[START Exercise inputs]

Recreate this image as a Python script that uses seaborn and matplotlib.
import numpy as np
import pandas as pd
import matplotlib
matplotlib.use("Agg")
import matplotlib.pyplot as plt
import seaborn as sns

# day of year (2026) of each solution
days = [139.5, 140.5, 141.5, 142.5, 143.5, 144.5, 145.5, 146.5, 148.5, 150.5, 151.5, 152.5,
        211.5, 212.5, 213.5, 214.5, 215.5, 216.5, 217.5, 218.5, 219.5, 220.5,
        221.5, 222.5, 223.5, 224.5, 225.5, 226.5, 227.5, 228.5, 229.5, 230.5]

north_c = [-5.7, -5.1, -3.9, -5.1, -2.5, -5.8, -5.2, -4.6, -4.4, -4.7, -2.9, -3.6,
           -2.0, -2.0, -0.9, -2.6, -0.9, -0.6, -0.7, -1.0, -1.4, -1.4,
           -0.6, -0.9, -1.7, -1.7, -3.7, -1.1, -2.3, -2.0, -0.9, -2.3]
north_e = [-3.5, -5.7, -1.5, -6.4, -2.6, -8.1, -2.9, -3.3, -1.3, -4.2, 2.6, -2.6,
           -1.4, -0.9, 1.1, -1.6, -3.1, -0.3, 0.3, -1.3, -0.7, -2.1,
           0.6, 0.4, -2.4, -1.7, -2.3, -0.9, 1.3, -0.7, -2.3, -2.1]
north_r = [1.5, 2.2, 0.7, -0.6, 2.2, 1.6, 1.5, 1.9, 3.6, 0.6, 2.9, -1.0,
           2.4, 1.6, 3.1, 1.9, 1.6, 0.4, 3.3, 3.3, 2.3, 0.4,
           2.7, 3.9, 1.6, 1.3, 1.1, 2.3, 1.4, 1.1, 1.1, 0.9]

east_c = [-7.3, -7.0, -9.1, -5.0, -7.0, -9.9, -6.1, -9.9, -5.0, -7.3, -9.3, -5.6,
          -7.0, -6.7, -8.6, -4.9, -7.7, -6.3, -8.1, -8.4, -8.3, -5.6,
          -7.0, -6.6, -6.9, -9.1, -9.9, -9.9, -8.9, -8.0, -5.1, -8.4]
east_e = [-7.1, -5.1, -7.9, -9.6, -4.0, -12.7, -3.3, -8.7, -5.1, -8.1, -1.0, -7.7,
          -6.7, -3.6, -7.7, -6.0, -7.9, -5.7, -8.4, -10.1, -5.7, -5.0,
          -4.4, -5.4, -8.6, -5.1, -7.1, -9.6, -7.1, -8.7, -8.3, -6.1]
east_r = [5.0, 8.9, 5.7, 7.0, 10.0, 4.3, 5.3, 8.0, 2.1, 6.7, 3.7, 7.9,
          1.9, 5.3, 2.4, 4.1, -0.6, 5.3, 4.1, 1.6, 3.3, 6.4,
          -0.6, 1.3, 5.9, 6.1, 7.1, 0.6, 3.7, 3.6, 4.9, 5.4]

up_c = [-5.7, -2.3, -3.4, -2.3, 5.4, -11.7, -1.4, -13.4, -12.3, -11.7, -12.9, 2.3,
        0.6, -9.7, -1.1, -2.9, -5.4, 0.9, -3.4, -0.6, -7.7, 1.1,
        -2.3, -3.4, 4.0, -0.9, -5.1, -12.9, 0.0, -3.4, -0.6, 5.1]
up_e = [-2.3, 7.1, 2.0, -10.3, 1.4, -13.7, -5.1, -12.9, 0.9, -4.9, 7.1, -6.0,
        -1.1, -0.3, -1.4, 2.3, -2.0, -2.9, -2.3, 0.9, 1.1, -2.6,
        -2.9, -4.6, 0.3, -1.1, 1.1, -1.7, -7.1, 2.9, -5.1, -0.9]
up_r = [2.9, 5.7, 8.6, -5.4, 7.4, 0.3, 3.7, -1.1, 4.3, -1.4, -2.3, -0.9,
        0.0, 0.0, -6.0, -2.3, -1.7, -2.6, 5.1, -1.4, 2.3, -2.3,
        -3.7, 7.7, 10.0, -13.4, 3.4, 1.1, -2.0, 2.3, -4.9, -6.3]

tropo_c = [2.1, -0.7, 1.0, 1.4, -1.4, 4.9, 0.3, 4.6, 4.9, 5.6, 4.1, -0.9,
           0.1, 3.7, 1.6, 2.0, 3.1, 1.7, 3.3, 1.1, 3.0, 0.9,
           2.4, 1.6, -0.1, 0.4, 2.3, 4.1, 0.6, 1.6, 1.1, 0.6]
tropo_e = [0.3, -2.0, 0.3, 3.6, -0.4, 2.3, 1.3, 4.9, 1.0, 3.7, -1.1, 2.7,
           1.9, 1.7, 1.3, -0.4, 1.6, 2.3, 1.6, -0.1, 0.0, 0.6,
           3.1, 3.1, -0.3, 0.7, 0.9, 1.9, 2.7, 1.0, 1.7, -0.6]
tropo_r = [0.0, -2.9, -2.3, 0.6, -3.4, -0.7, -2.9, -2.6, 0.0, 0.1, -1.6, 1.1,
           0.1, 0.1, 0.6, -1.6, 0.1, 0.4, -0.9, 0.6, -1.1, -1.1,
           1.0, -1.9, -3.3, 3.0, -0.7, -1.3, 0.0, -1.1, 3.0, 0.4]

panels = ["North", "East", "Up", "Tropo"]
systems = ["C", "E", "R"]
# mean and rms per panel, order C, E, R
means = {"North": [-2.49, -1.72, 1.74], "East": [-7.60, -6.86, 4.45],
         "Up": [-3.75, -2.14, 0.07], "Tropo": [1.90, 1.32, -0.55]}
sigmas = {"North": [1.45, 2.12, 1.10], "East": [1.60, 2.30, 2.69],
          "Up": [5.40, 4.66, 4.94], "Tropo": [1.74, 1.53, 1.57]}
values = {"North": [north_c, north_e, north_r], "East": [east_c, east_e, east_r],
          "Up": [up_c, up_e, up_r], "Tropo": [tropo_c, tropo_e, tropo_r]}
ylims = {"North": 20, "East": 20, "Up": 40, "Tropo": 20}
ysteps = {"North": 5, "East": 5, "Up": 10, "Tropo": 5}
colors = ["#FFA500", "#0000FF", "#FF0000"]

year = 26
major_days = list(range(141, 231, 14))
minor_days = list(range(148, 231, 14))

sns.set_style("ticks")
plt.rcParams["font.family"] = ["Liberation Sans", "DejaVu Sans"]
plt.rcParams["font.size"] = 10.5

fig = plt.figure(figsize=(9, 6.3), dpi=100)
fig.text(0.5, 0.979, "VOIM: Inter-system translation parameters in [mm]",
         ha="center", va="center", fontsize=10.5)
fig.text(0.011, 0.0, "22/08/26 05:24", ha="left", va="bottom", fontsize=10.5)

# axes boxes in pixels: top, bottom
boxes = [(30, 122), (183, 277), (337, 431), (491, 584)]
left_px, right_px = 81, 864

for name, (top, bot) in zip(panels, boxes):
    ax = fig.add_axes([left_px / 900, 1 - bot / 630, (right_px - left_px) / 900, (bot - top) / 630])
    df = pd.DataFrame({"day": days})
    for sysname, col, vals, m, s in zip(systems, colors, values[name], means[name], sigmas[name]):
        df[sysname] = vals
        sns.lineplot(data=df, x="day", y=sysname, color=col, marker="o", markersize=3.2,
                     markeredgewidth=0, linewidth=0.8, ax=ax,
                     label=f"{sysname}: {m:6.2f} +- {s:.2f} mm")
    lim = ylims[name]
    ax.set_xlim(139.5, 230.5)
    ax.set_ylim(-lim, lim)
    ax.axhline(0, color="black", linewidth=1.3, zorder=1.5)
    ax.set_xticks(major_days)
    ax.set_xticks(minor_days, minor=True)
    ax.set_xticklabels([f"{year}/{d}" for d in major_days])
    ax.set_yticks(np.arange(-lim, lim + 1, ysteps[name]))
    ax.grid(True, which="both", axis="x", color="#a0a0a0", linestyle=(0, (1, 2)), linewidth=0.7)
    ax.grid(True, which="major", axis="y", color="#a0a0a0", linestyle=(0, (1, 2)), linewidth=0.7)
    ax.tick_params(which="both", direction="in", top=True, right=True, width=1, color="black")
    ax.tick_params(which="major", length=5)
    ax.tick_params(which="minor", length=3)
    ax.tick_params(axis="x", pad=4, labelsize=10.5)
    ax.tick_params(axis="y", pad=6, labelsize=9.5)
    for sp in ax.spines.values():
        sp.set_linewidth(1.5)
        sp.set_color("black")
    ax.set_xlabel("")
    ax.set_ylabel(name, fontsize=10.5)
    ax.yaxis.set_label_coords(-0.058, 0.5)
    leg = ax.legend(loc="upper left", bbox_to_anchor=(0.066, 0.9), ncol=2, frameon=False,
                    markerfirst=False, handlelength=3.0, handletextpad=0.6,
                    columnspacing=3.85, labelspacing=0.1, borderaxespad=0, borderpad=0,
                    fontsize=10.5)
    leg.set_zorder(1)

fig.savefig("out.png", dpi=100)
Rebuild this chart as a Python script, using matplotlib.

[END Exercise inputs]

**Task directions**
Reproduce exactly, please, only the lines from the start of the data above to the line that contains "228.5, 229.5, 230.5]", with both ends kept.

**Correct output**
Recreate this image as a Python script that uses seaborn and matplotlib.
import numpy as np
import pandas as pd
import matplotlib
matplotlib.use("Agg")
import matplotlib.pyplot as plt
import seaborn as sns

# day of year (2026) of each solution
days = [139.5, 140.5, 141.5, 142.5, 143.5, 144.5, 145.5, 146.5, 148.5, 150.5, 151.5, 152.5,
        211.5, 212.5, 213.5, 214.5, 215.5, 216.5, 217.5, 218.5, 219.5, 220.5,
        221.5, 222.5, 223.5, 224.5, 225.5, 226.5, 227.5, 228.5, 229.5, 230.5]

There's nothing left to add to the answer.